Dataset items
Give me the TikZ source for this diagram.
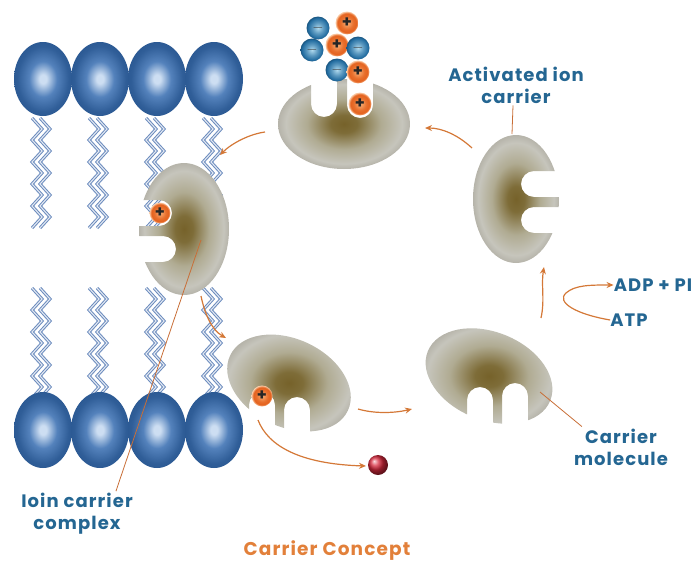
\documentclass[tikz,border=0pt]{standalone}
\usepackage{fontspec}
\setmainfont{Poppins}
\usetikzlibrary{arrows.meta}

\definecolor{labelblue}{RGB}{36,102,146}
\definecolor{arrowc}{RGB}{212,120,55}
\definecolor{pointc}{RGB}{200,110,55}
\definecolor{concept}{RGB}{226,128,58}
\definecolor{headdark}{RGB}{44,90,148}
\definecolor{headmid}{RGB}{84,130,188}
\definecolor{headhi}{RGB}{205,222,242}
\definecolor{tailc}{RGB}{108,140,190}
\definecolor{carin}{RGB}{118,98,42}
\definecolor{carmid}{RGB}{158,150,112}
\definecolor{carout}{RGB}{198,197,188}
\definecolor{caredge}{RGB}{182,180,170}
\definecolor{ionor}{RGB}{228,98,30}
\definecolor{ionorhi}{RGB}{250,178,120}
\definecolor{ionbl}{RGB}{34,108,160}
\definecolor{ionblhi}{RGB}{176,218,238}
\definecolor{relred}{RGB}{215,40,60}

% radial shadings: the 25bp circle is the outline of the shaded path
\pgfdeclareradialshading{headshade}{\pgfpointorigin}{color(0bp)=(headhi); color(3bp)=(headhi); color(12bp)=(headmid); color(22bp)=(headdark!90!headmid); color(25bp)=(headdark); color(50bp)=(headdark)}
\pgfdeclareradialshading{carriershade}{\pgfpointorigin}{color(0bp)=(carin); color(5bp)=(carin!80!carmid); color(14bp)=(carmid!55!carout); color(22bp)=(carout); color(25bp)=(caredge); color(50bp)=(caredge)}
\pgfdeclareradialshading{orangeshade}{\pgfpointorigin}{color(0bp)=(ionorhi); color(14bp)=(ionor!85!ionorhi); color(21bp)=(ionor); color(25bp)=(ionorhi!60!white); color(50bp)=(ionorhi!60!white)}
\pgfdeclareradialshading{blueshade}{\pgfpointorigin}{color(0bp)=(ionblhi); color(12bp)=(ionbl!60!ionblhi); color(22bp)=(ionbl); color(25bp)=(ionbl!80!black); color(50bp)=(ionbl!80!black)}

\tikzset{
  lbl/.style={text=labelblue, font=\bfseries\fontsize{18}{22}\selectfont\addfontfeature{LetterSpace=6}, align=center, inner sep=0pt},
  concepttext/.style={text=concept, font=\bfseries\fontsize{18.5}{22}\selectfont\addfontfeature{LetterSpace=6}, inner sep=0pt},
  cyclearrow/.style={draw=arrowc, line width=1.2pt, -{Stealth[length=7pt,width=6pt]}},
  pointer/.style={draw=pointc, line width=0.8pt},
  tail/.style={draw=tailc, double=white!80!tailc, double distance=1.1pt, line width=1pt, line join=miter},
  ionplus/.style={circle, minimum size=#1, inner sep=0pt, shading=orangeshade, font=\bfseries\fontsize{16}{16}\selectfont, text=black!85},
  ionminus/.style={circle, minimum size=#1, inner sep=0pt, shading=blueshade, font=\bfseries\fontsize{15}{15}\selectfont, text=black!75},
  cutout/.style={even odd rule, rounded corners=13pt},
}

% one hydrocarbon tail: two parallel zigzags, five bends each
\newcommand{\lipidtail}[2]{%
  \draw[tail] (#1-11,#2) \foreach \k in {1,...,5}{ -- ++(10,11) -- ++(-10,11)};
  \draw[tail] (#1-3,#2) \foreach \k in {1,...,5}{ -- ++(10,11) -- ++(-10,11)};
}

\begin{document}
\begin{tikzpicture}[x=1pt, y=-1pt]
\useasboundingbox (0,0) rectangle (696,562);

% ---------- membrane: lipid tails ----------
\foreach \c in {43,100,157,214}{
  \lipidtail{\c}{118}
  \lipidtail{\c}{288}
}

% ---------- membrane: lipid heads ----------
\foreach \c in {43,100,157,214}{
  \shade[shading=headshade] (\c,79) ellipse [x radius=29, y radius=37];
  \shade[shading=headshade] (\c,430) ellipse [x radius=29, y radius=38];
}

% ---------- carrier on top, holding the ions ----------
\begin{scope}
  \clip (344,124) circle [x radius=66, y radius=45];
  \begin{scope}[cutout]
    \clip (-10,-10) rectangle (706,572) (311,50) rectangle (337,117) (347,50) rectangle (373,118);
    \shade[shading=carriershade, sharp corners] (344,124) circle [x radius=66, y radius=45];
  \end{scope}
\end{scope}

% ---------- ion carrier complex inside the membrane ----------
\begin{scope}
  \clip (184,229) circle [x radius=45, y radius=66];
  \begin{scope}[cutout]
    \clip (-10,-10) rectangle (706,572) (100,200) rectangle (172,226) (100,236) rectangle (176,262);
    \shade[shading=carriershade, sharp corners] (184,229) circle [x radius=45, y radius=66];
  \end{scope}
\end{scope}

% ---------- carrier releasing the ion ----------
\begin{scope}
  \clip (289,383) circle [x radius=65, y radius=44, rotate=-25];
  \begin{scope}[cutout]
    \clip (-10,-10) rectangle (706,572) (249,392) rectangle (275,470) (284,397) rectangle (310,470);
    \shade[shading=carriershade, sharp corners] (289,383) circle [x radius=65, y radius=44, rotate=-25];
  \end{scope}
\end{scope}

% ---------- carrier molecule ----------
\begin{scope}
  \clip (489,376) circle [x radius=66, y radius=44, rotate=-22];
  \begin{scope}[cutout]
    \clip (-10,-10) rectangle (706,572) (467,387) rectangle (493,470) (502,383) rectangle (528,470);
    \shade[shading=carriershade, sharp corners] (489,376) circle [x radius=66, y radius=44, rotate=-22];
  \end{scope}
\end{scope}

% ---------- activated ion carrier ----------
\begin{scope}
  \clip (516,199) circle [x radius=43, y radius=64];
  \begin{scope}[cutout]
    \clip (-10,-10) rectangle (706,572) (521,171) rectangle (610,197) (521,207) rectangle (610,233);
    \shade[shading=carriershade, sharp corners] (516,199) circle [x radius=43, y radius=64];
  \end{scope}
\end{scope}

% ---------- ions ----------
\node[ionminus=23pt] (b1) at (318,28) {$-$};
\node[ionplus=23pt]  (o1) at (347,23) {+};
\node[ionminus=23pt] (b2) at (312,50) {$-$};
\node[ionplus=23pt]  (o2) at (337,45) {+};
\node[ionminus=23pt] (b3) at (358,48) {$-$};
\node[ionminus=23pt] (b4) at (337,70) {$-$};
\node[ionplus=23pt]  (o3) at (358,72) {+};
\node[ionplus=23pt]  (o4) at (360,104) {+};
\node[ionplus=21pt]  (o5) at (160,213) {+};
\node[ionplus=21pt]  (o6) at (262,396) {+};

% released ion
\shade[ball color=relred] (378,465) circle (10);
\coordinate (free) at (366,466);

% ---------- cycle arrows ----------
\coordinate (topL)  at (265,132);
\coordinate (memIn) at (220,155);
\coordinate (memB)  at (201,296);
\coordinate (blT)   at (226,338);
\coordinate (blR)   at (358,409);
\coordinate (brL)   at (412,409);
\coordinate (ionOut) at (258,420);
\coordinate (brT)   at (541,318);
\coordinate (rtB)   at (544,267);
\coordinate (rtL)   at (472,148);
\coordinate (topR)  at (425,128);

\draw[cyclearrow] (topL) .. controls (250,134) and (232,143) .. (memIn);
\draw[cyclearrow] (memB) .. controls (205,315) and (212,330) .. (blT);
\draw[cyclearrow] (blR) .. controls (375,414) and (395,413) .. (brL);
\draw[cyclearrow] (ionOut) .. controls (268,446) and (300,464) .. (free);
\draw[cyclearrow] (brT) .. controls (545,300) and (541,285) .. (rtB);
\draw[cyclearrow] (rtL) .. controls (458,135) and (442,128) .. (topR);

% ---------- labels ----------
\node[lbl] (act)  at (516,85)  {Activated ion\\carrier};
\node[lbl] (adp)  at (653,285) {ADP + PI};
\node[lbl] (atp)  at (629,320) {ATP};
\node[lbl] (mol)  at (621,447) {Carrier\\molecule};
\node[lbl] (cplx) at (77,514)  {Ioin carrier\\complex};
\node[concepttext] (title) at (327,551) {Carrier Concept};

% ATP -> ADP + PI
\draw[cyclearrow] (atp.west) .. controls (575,314) and (556,302) .. (566,293)
  .. controls (575,285) and (590,285) .. (adp.west);

% ---------- pointer lines ----------
\coordinate (actTip)  at (512,134);
\coordinate (molTip)  at (540,392);
\coordinate (cplxTip) at (201,240);
\draw[pointer] (act.south) ++(-3,2) -- (actTip);
\draw[pointer] (mol.north west) ++(8,-2) -- (molTip);
\draw[pointer] (cplx.north east) ++(-17,-2) -- (cplxTip);
\end{tikzpicture}
\end{document}
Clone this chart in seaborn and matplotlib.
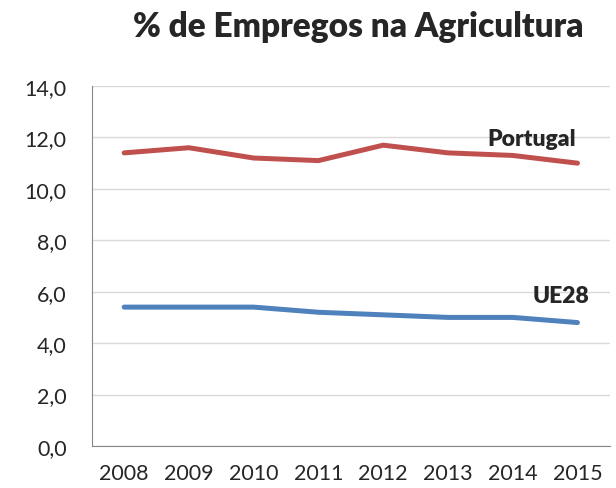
import numpy as np
import pandas as pd
import matplotlib.pyplot as plt
import seaborn as sns

# Data
years = [2008, 2009, 2010, 2011, 2012, 2013, 2014, 2015]
portugal = [11.4, 11.6, 11.2, 11.1, 11.7, 11.4, 11.3, 11.0]
ue28 = [5.4, 5.4, 5.4, 5.2, 5.1, 5.0, 5.0, 4.8]

df = pd.DataFrame({
    'Ano': years * 2,
    'Valor': portugal + ue28,
    'Serie': ['Portugal'] * len(years) + ['UE28'] * len(years),
})

sns.set_style('white')
plt.rcParams['font.family'] = ['Lato', 'DejaVu Sans']

fig = plt.figure(figsize=(6.16, 4.89), dpi=100)
ax = fig.add_axes([0.149, 0.086, 0.841, 0.736])

sns.lineplot(data=df, x='Ano', y='Valor', hue='Serie',
             palette={'Portugal': '#C0504D', 'UE28': '#4F81BD'},
             linewidth=3.6, legend=False, ax=ax, solid_capstyle='round')

ax.set_ylim(0, 14)
ax.set_yticks(np.arange(0, 15, 2))
ax.set_yticklabels([f"{v:.1f}".replace('.', ',') for v in np.arange(0, 15, 2)], fontsize=15.5)
ax.set_xlim(years[0] - 0.5, years[-1] + 0.5)
ax.set_xticks(years)
ax.set_xticklabels([str(y) for y in years], fontsize=15.5)
ax.tick_params(axis='y', length=0, pad=18)
ax.tick_params(axis='x', length=0, pad=12)
ax.set_xlabel('')
ax.set_ylabel('')

ax.grid(axis='y', color='#D9D9D9', linewidth=1)
ax.set_axisbelow(True)
for side in ['top', 'right']:
    ax.spines[side].set_visible(False)
ax.spines['left'].set_color('#868686')
ax.spines['bottom'].set_color('#868686')

ax.text(2014.3, 11.95, 'Portugal', fontsize=16.5, fontweight='heavy', ha='center', va='center')
ax.text(2014.75, 5.84, 'UE28', fontsize=16.5, fontweight='heavy', ha='center', va='center')

fig.text(0.581, 0.945, '% de Empregos na Agricultura', fontsize=24, fontweight='heavy',
         ha='center', va='center')

plt.savefig('out.png', dpi=100)
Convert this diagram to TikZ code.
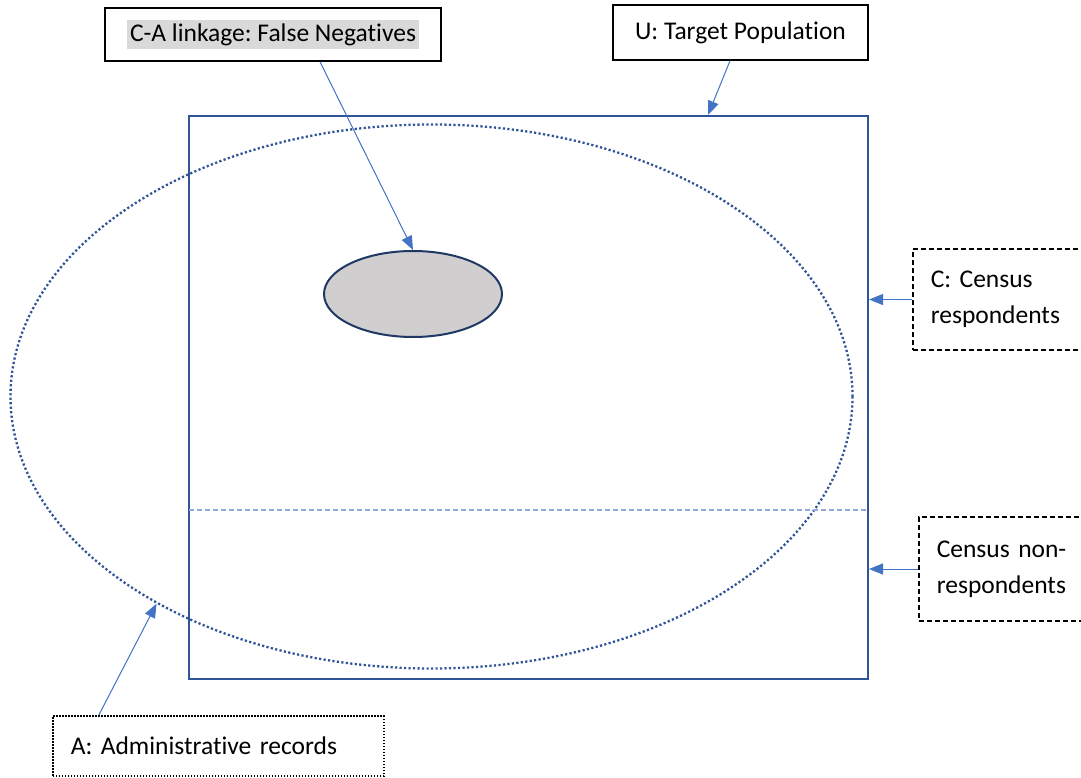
\documentclass[tikz,border=0pt]{standalone}
\usepackage{fontspec}
\setmainfont{Carlito}[Ligatures=NoCommon]
\usetikzlibrary{arrows.meta,positioning,calc,shapes.geometric}

\definecolor{frameblue}{HTML}{2F5597}
\definecolor{arrowblue}{HTML}{4472C4}
\definecolor{splitblue}{HTML}{8FAADC}
\definecolor{fnnavy}{HTML}{1F3864}
\definecolor{fngray}{HTML}{D0CECE}
\definecolor{hlgray}{HTML}{D9D9D9}
\frenchspacing

\begin{document}
\begin{tikzpicture}[x=1pt, y=-1pt, font=\fontsize{25.5}{36}\selectfont,
	pointer/.style={draw=arrowblue, line width=1pt, -{Triangle[length=14pt,width=11pt]}},
	solidbox/.style={draw=black, line width=1.5pt, rectangle, inner sep=0pt},
	dashbox/.style={draw=black, line width=1.5pt, dash pattern=on 5pt off 3pt, rectangle, anchor=west, inner xsep=18pt, inner ysep=0pt, align=left},
	dotbox/.style={draw=black, line width=1.5pt, dash pattern=on 1.5pt off 1.5pt, rectangle, anchor=west, inner xsep=18pt, inner ysep=0pt, align=left}]
	\useasboundingbox (0,0) rectangle (1081,778);

	% population, records and the false negatives
	\node (U) at (528.5,397.5) [draw=frameblue, line width=2pt, minimum width=679pt, minimum height=563pt, inner sep=0pt] {};
	\node (A) at (431.5,396.5) [ellipse, draw=frameblue, line width=2.3pt, dash pattern=on 2.2pt off 2.3pt, minimum width=842pt, minimum height=544pt, inner sep=0pt] {};
	\node (fn) at (413,294) [ellipse, draw=fnnavy, fill=fngray, line width=2pt, minimum width=178pt, minimum height=86pt, inner sep=0pt] {};
	\coordinate (splitl) at (189,510);
	\draw [splitblue, line width=1.2pt, dash pattern=on 5pt off 3pt] (splitl) -- (splitl -| U.east);

	% labels
	\node (ca) at (273,34.5) [solidbox, minimum width=336pt, minimum height=53pt] {\fboxsep=3pt\colorbox{hlgray}{C-A linkage: False Negatives}};
	\node (up) at (740.5,32.5) [solidbox, minimum width=255pt, minimum height=55pt] {U: Target Population};
	\node (cbox) at (912,299.5) [dashbox, text width=160pt, minimum height=101pt] {C: Census\\respondents};
	\node (nbox) at (918,569) [dashbox, text width=160pt, minimum height=104pt] {Census non-\\respondents};
	\node (abox) at (52,746) [dotbox, text width=295pt, minimum height=60pt] {A: Administrative records};

	\draw [pointer] ([xshift=47pt]ca.south) -- (fn.north);
	\draw [pointer] ([xshift=-10.5pt]up.south) -- ([xshift=179.5pt]U.north);
	\draw [pointer] (cbox.west) -- (cbox.west -| U.east);
	\draw [pointer] (nbox.west) -- (nbox.west -| U.east);
	\draw [pointer] ([xshift=-119.5pt]abox.north) -- (A.217.5);
\end{tikzpicture}
\end{document}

* [Directions] Gather all lines from the listing above in which "diagram" occurs.

* [Response to this task]
Give me the TikZ source for this diagram.
Convert this diagram to TikZ code.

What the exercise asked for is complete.